憎悪は憎悪ではなく、慈悲によって消え去る

 うららかな風に出勤する際、まん丸で、とてもきれいな、とても美しいお月さまを見ることができました。夜明けまでは早く、寝静まった早朝の静謐の中で、お月さまを独り占めしたような気持になり、少しうれしくなりました。

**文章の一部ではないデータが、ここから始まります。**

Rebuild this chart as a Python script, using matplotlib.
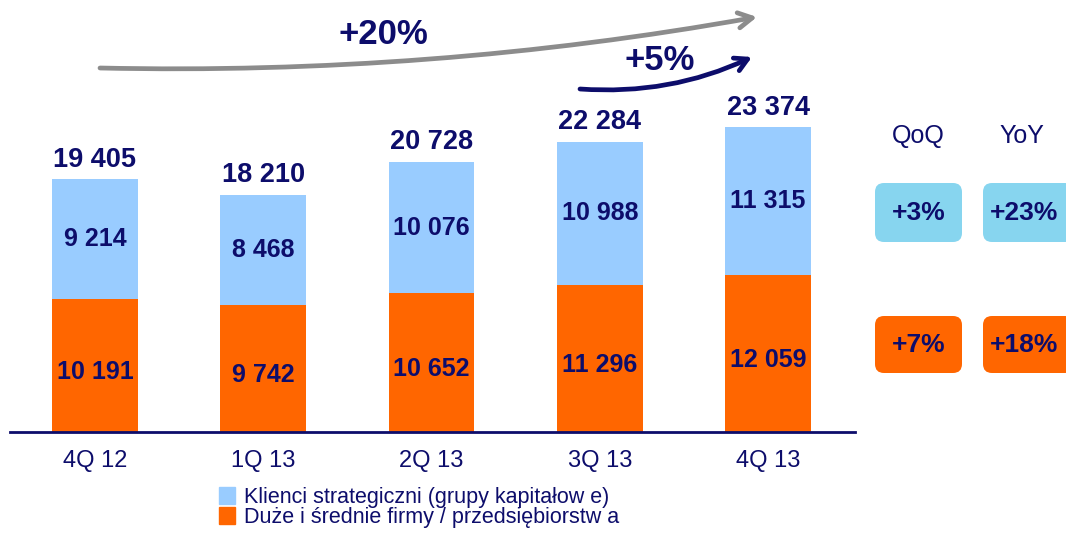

 今日は利用者様お二人と穴子の巻き寿司を作りました。お一人は巻き寿司に初挑戦。はじめはサポートを受けながら、ぎこちない手つきでしたが、2本、3本‥と数をこなすごとに上手に巻けるようになりました。Verry Good! 残念なのは今日が巻き寿司の最終日。来月も予定がありません。これからも初めて挑戦することに遭遇します。最初は誰でも上手くいかないもの。今日のように少しずつ上達していけば良いのです。臆せず、色々なことに挑戦していきましょう。

 昭和26年、日本はサンフランシスコ講和条約によって主権を取り戻しました。終戦から約6年間、GHQの占領下に置かれた日本は、米国の思想統制で徹底的に贖罪意識を植えつけられていました。

 昭和30年にインドネシアで開かれたアジア・アフリカ会議においても、その後遺症の影響は顕著でした。国際会議に出ようものなら袋叩きに遭うだろうと恐れた日本側は、代表を派遣することを躊躇し、会議当日もぎりぎりまで会場に足を踏み入れようとしなかったのです(子どもじみていますが…)。ところが日本代表が会場に入ると、会場を埋めた各国代表がスタンディングオベーションで迎えられたのです。日本が戦争を行ったことで、傷ついた人々がいたことは事実です。一方で、日本が米英を相手に立ち上がったことで、アジアの国々が独立を果たせたと考え、日本に感謝の思いを抱く国も多くあったことを、この歴史の一場面は物語っています。

 サンフランシスコ講和会議は、連合国側の思惑が錯綜する中、ソ連が日本の分割統治を要求するなど、日本に対していかなる制裁措置を取るかで議論は紛糾していました。そんな中、会議の流れを一変させる演説が行われたのです。日本を分割占領から救った、スリランカ代表・ジャヤワルダナ氏の「愛の演説」でした―――。

「憎悪は憎悪によって消え去るものではなく、ただ慈悲によって消え去るものである」

 仏陀の言葉を引用して国家間の礼節と寛容を説いた上で、次のように言葉を続けたのです。

「アジアの諸国民が日本は自由でなければならないということに関心をもっているのは何故でありましょうか。それは日本とわれわれの長年の関係のためであり、そしてまた、アジアの諸国民の中で日本だけが強力で自由であり、日本を保護者にして盟友として見上げていた時に、アジアの諸国民が日本に対して抱いていた高い尊敬のためであります」

 長年西洋諸国に虐げられてきたアジアの民にとって、日露戦争で大国ロシアを破り独立を守った日本は希望の星でした。そしてジャヤワルダナ氏は、スリランカが一切の対日賠償請求権を放棄することを明言したのです。

 演説が終わると、賞賛の声の嵐で会場の窓ガラスが割れるほどだったそうです。これによって日本は特別な制裁を受けることなく、今日の平和を享受することができたのです。